There isn’t much in the world that’s more common to human experience than having a mother, nor anything that means quite as much to most people. So it should come as no surprise that this word has come down to us almost unchanged for as far back as we can see into the history of words.
And also that it is one of the words that spans the entire width and breadth of Indo-European languages.
Evidently we only started writing the TH in mother back in the early 1500s but may have been pronouncing it that way for some time beforehand.
The Indo-European root was mater.
Not too different for five to seven thousand years.
Also, languages from Latin to Gaelic, and Greek to Russian share this maternal legacy.
This is a word we not only all have in common, it is also a word we all use with great regularity. Words like that just can’t change because there are too many people around who know the word and will correct you if you start to pronounce it wrong or use it with a meaning that is just too far from their understanding of what it should mean.

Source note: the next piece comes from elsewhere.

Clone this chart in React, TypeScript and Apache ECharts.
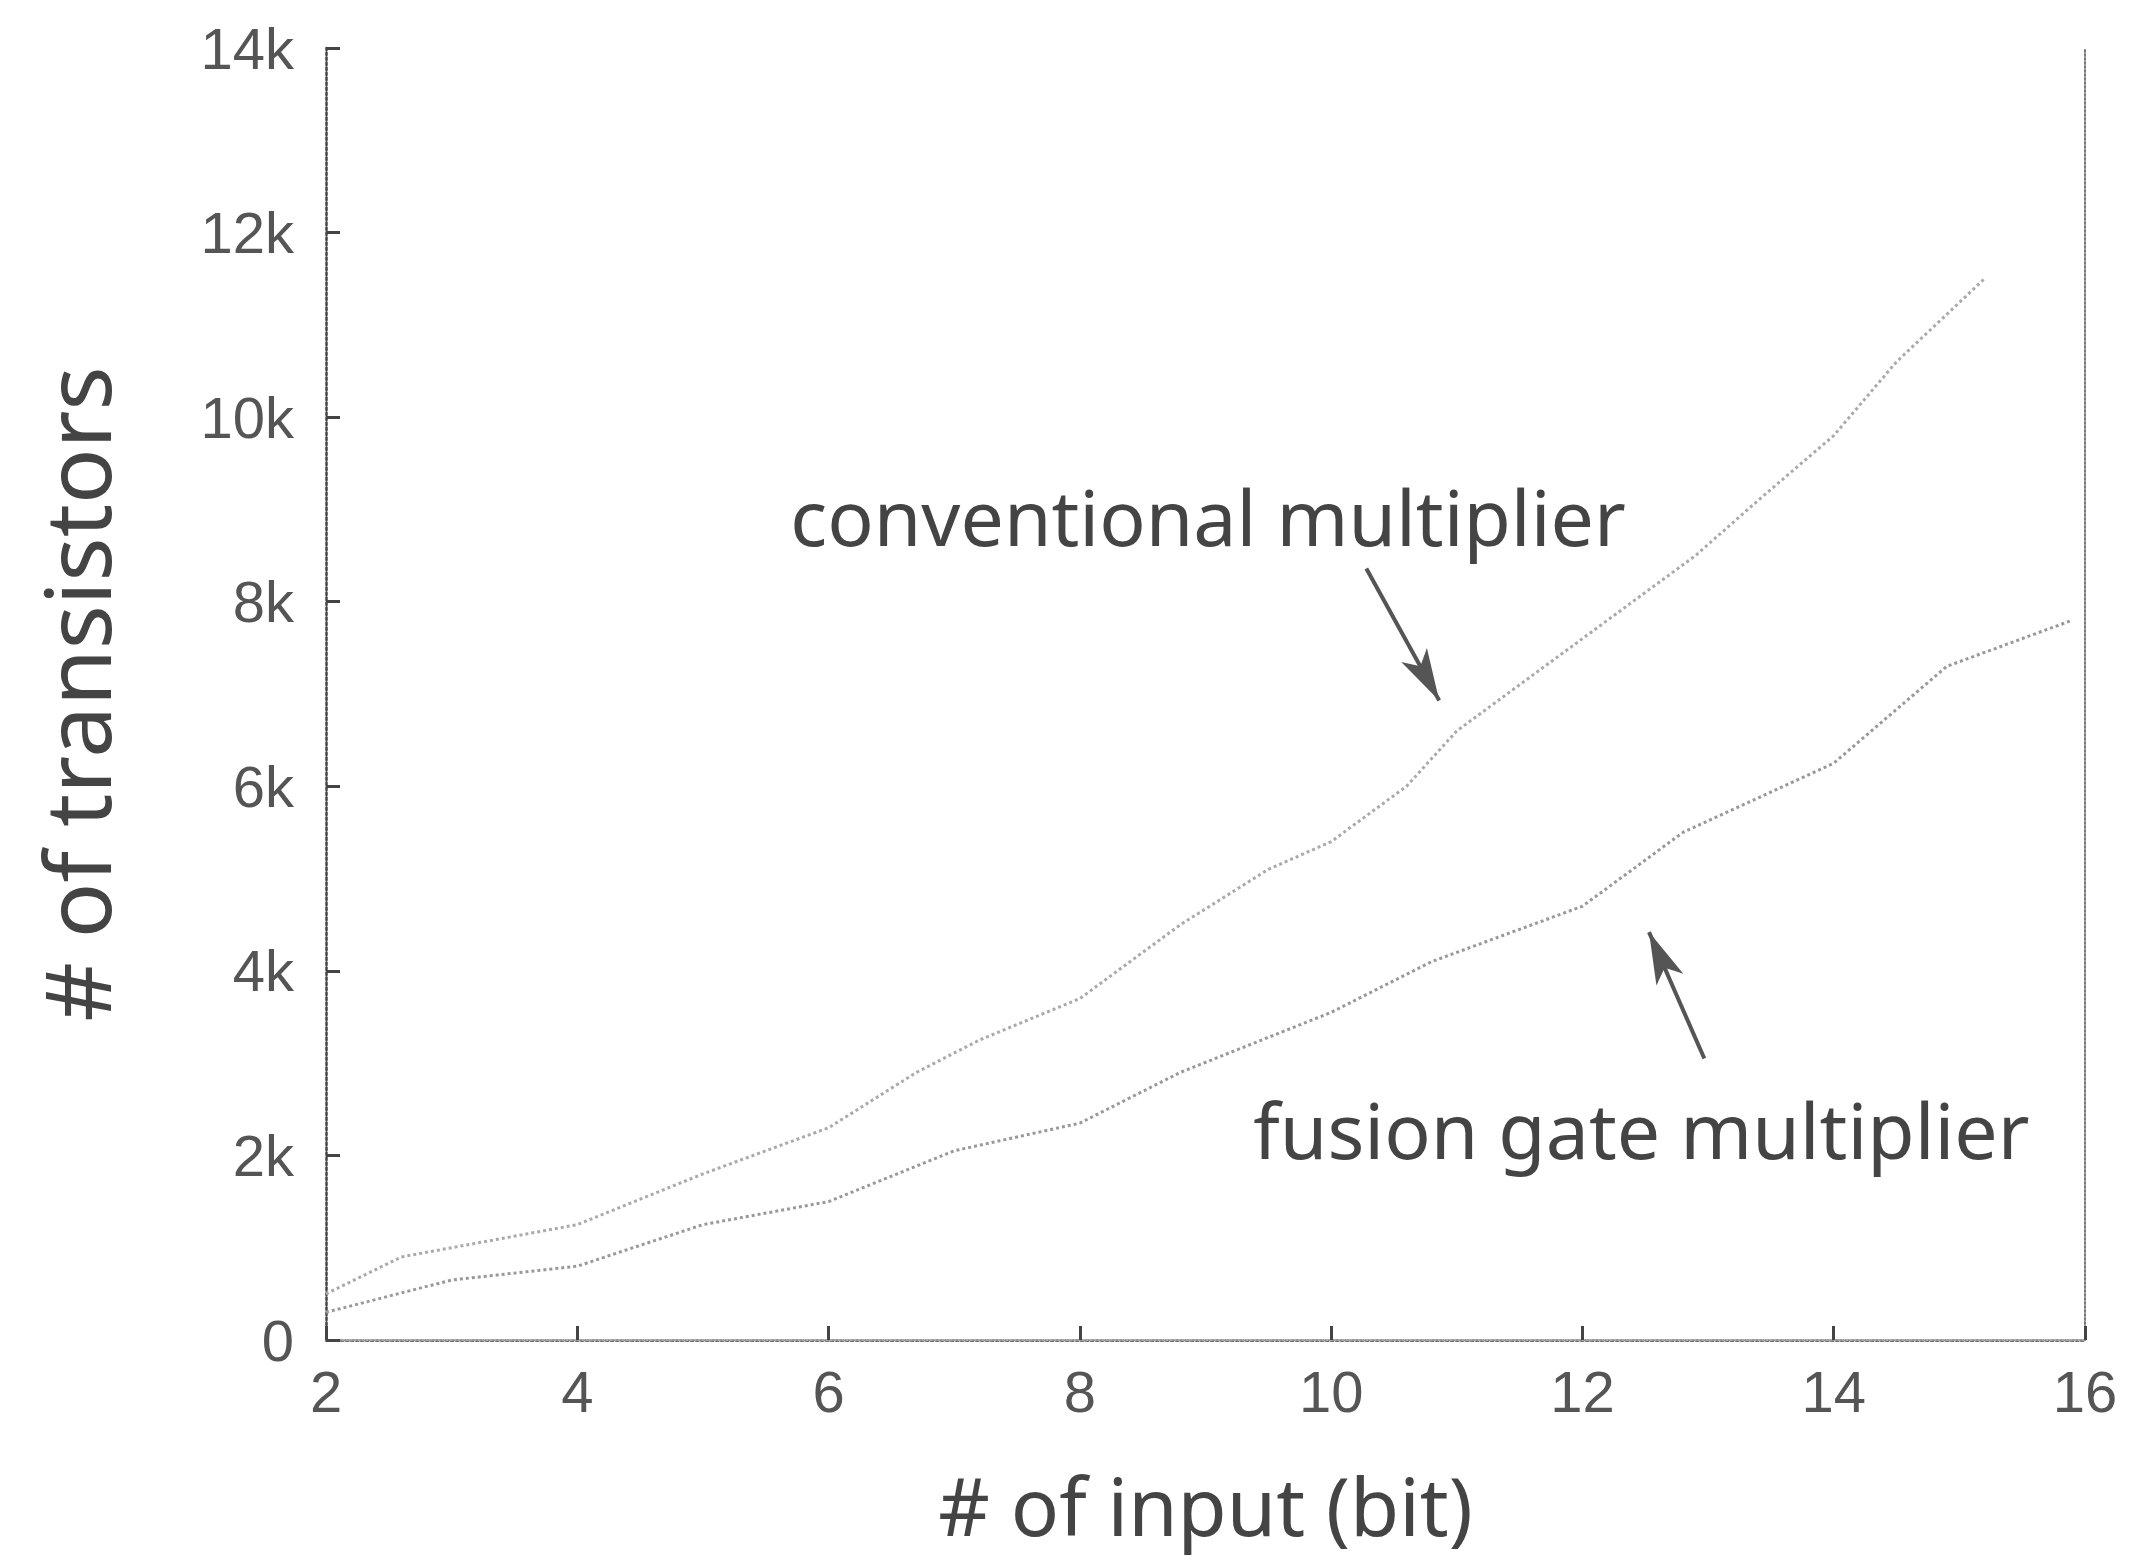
import React, { useEffect, useRef } from 'react';
import * as echarts from 'echarts';

const convBits = [2, 2.6, 3, 4, 5, 6, 6.7, 7.2, 8, 8.8, 9.5, 10, 10.6, 11, 12, 12.9, 13.4, 14, 14.5, 15.2];
const convValues = [500, 900, 1000, 1250, 1800, 2300, 2900, 3250, 3700, 4500, 5100, 5400, 6000, 6600, 7600, 8500, 9100, 9800, 10600, 11500];
const fusionBits = [2, 3, 4, 5, 6, 7, 8, 8.8, 10, 10.8, 12, 12.8, 14, 14.9, 15.9];
const fusionValues = [300, 650, 800, 1250, 1500, 2050, 2350, 2900, 3550, 4100, 4700, 5500, 6250, 7300, 7800];

const xTicks = [2, 4, 6, 8, 10, 12, 14, 16];
const yTickLabels = ['0', '2k', '4k', '6k', '8k', '10k', '12k', '14k'];

const convLabel = 'conventional multiplier';
const fusionLabel = 'fusion gate multiplier';
const convLabelPos = [9.02, 8920];
const fusionLabelPos = [12.47, 2280];
const convArrow = [[10.28, 8360], [10.86, 6930]];
const fusionArrow = [[12.97, 3050], [12.53, 4420]];

export default function App() {
  const ref = useRef<HTMLDivElement>(null);
  useEffect(() => {
    document.body.style.margin = '0';
    const chart = echarts.init(ref.current!, null, { renderer: 'svg' });
    const tickFont = { fontFamily: 'Liberation Sans', fontSize: 58, color: '#555' };
    const option: any = {
      animation: false,
      backgroundColor: '#fff',
      grid: { left: 326, right: 48, top: 48, bottom: 226, containLabel: false, outerBoundsMode: 'none' },
      xAxis: [
        {
          type: 'value',
          min: xTicks[0],
          max: xTicks[xTicks.length - 1],
          interval: 2,
          name: '# of input (bit)',
          nameLocation: 'middle',
          nameGap: 124,
          nameMoveOverlap: false,
          nameTextStyle: { fontFamily: 'Noto Sans', fontSize: 80, lineHeight: 80, color: '#444', verticalAlign: 'top' },
          axisLine: { show: true, onZero: false, lineStyle: { color: '#444', width: 2.5, type: 'dotted' } },
          axisTick: { show: true, inside: true, length: 14, lineStyle: { color: '#444', width: 3 } },
          axisLabel: { ...tickFont, margin: 22 },
          splitLine: { show: false },
        },
        {
          type: 'value',
          position: 'top',
          min: xTicks[0],
          max: xTicks[xTicks.length - 1],
          axisLine: { show: true, lineStyle: { color: '#aaa', width: 2, type: 'dotted' } },
          axisTick: { show: false },
          axisLabel: { show: false },
          splitLine: { show: false },
        },
      ],
      yAxis: [
        {
          type: 'value',
          min: 0,
          max: 14000,
          interval: 2000,
          name: '# of transistors',
          nameLocation: 'middle',
          nameGap: 205,
          nameMoveOverlap: false,
          nameTextStyle: { fontFamily: 'Noto Sans', fontSize: 92, color: '#444' },
          axisLine: { show: true, onZero: false, lineStyle: { color: '#444', width: 2.5, type: 'dotted' } },
          axisTick: { show: true, inside: true, length: 14, lineStyle: { color: '#444', width: 3 } },
          axisLabel: {
            ...tickFont,
            margin: 32,
            formatter: (v: number) => yTickLabels[Math.round(v / 2000)] ?? '',
          },
          splitLine: { show: false },
        },
        {
          type: 'value',
          position: 'right',
          min: 0,
          max: 14000,
          axisLine: { show: true, lineStyle: { color: '#777', width: 2, type: 'dotted' } },
          axisTick: { show: false },
          axisLabel: { show: false },
          splitLine: { show: false },
        },
      ],
      series: [
        {
          name: convLabel,
          type: 'line',
          xAxisIndex: 0,
          yAxisIndex: 0,
          data: convBits.map((b, i) => [b, convValues[i]]),
          showSymbol: false,
          lineStyle: { color: '#aaa', width: 3, type: 'dotted' },
        },
        {
          name: fusionLabel,
          type: 'line',
          xAxisIndex: 0,
          yAxisIndex: 0,
          data: fusionBits.map((b, i) => [b, fusionValues[i]]),
          showSymbol: false,
          lineStyle: { color: '#999', width: 3, type: 'dotted' },
          markLine: {
            silent: true,
            symbol: ['none', 'arrow'],
            symbolSize: [22, 52],
            label: { show: false },
            lineStyle: { color: '#555', width: 4, type: 'solid' },
            data: [
              [{ coord: convArrow[0] }, { coord: convArrow[1] }],
              [{ coord: fusionArrow[0] }, { coord: fusionArrow[1] }],
            ],
          },
        },
      ],
    };
    chart.setOption(option);
    const finder = { xAxisIndex: 0, yAxisIndex: 0 };
    const c = chart.convertToPixel(finder, convLabelPos) as number[];
    const f = chart.convertToPixel(finder, fusionLabelPos) as number[];
    const textStyle = {
      fontFamily: 'Noto Sans',
      fontSize: 77,
      fill: '#444',
      textAlign: 'center',
      textVerticalAlign: 'middle',
    };
    chart.setOption({
      graphic: [
        { type: 'text', x: c[0], y: c[1], style: { ...textStyle, text: convLabel } },
        { type: 'text', x: f[0], y: f[1], style: { ...textStyle, text: fusionLabel } },
      ],
    });
    return () => chart.dispose();
  }, []);
  return (
    <div
      ref={ref}
      style={{ position: 'absolute', left: 0, top: 0, width: 2133, height: 1566, background: '#fff' }}
    />
  );
}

So again it is no surprise that we didn’t get mother from Latin or French, but from the oldest Old English.
I mentioned Sir Robert Cotton yesterday in my episode on the word mildew at the Oxford University Press blog. While the meaning of mildew has changed a lot, the word mother has its first citation in the same document set I mentioned yesterday from Sir Robert’s library.
The Cotton Library is an important resource for people studying Old English.
Unfortunately back in 1731almost a quarter of the ancient collection went up in smoke. The documents had been brought together around the time of Shakespeare by Sir Robert Cotton and then had been moved in the early 1700s to the ironically named Ashburnham House.
The librarian was understandably an enthusiast when it came to ancient documents and he had quite a pile of them in his own house nearby when tragedy struck. In the dead of night his house burned down and destroyed numerous irreplaceable old manuscripts.
An eyewitness—the headmaster of the school where this all took place—reported the panic stricken librarian stumbling out through the smoke in his nightshirt with bundles of old documents tucked under his arms.